Autoliv Inc. reported a notable financial performance for the second quarter of 2025, with net sales reaching $2.714 billion, a 4.2% increase from $2.605 billion in the same period last year. The company’s operating income also saw a significant rise, climbing 20% to $247 million, compared to $206 million in the prior year. This growth was attributed to a combination of organic sales growth of 3.4% and effective cost management strategies, which included a reduction in selling, general, and administrative expenses. The diluted earnings per share increased by 27% to $2.16, up from $1.71 in the previous year.
In comparison to the first half of 2024, Autoliv's financial results showed a similar upward trend. For the six months ended June 30, 2025, net sales totaled $5.292 billion, a slight increase from $5.220 billion in the same period last year. The gross profit for the first half rose to $980 million, reflecting a gross margin of 18.5%, up from 17.6%. The company’s net income for the first half also increased by 26% to $335 million, compared to $266 million in the previous year.
Strategically, Autoliv has focused on operational efficiency and cost reduction, which included a 6% reduction in direct headcount. The company has also launched several new products, including advanced airbag systems and seatbelts, which contributed to its sales growth. Additionally, Autoliv announced a new share repurchase program of up to $2.5 billion, alongside a 21% increase in its quarterly dividend to $0.85 per share, reflecting its commitment to returning value to shareholders.

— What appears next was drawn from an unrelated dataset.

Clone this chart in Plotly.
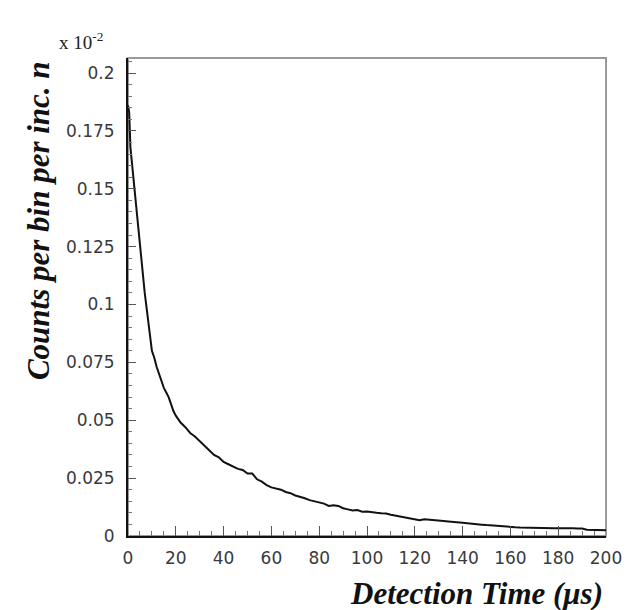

Operationally, Autoliv reported a total headcount of 65,100 as of June 30, 2025, down from 68,700 a year earlier. The company’s performance was bolstered by strong sales in the Americas, Europe, and Asia, excluding China, despite challenges in the Chinese market. The company expects to improve its sales performance in China in the latter half of 2025, driven by a record number of new product launches and improved relationships with local OEMs.
Looking ahead, Autoliv has raised its guidance for organic sales growth to around 3% for 2025, supported by ongoing tariff compensations and a positive outlook for new product launches. The company anticipates an adjusted operating margin of approximately 10-10.5% and aims to generate around $1.2 billion in operating cash flow for the year. Autoliv remains vigilant regarding potential geopolitical risks and market conditions that could impact its operations, but it is confident in its strategies to navigate these challenges effectively.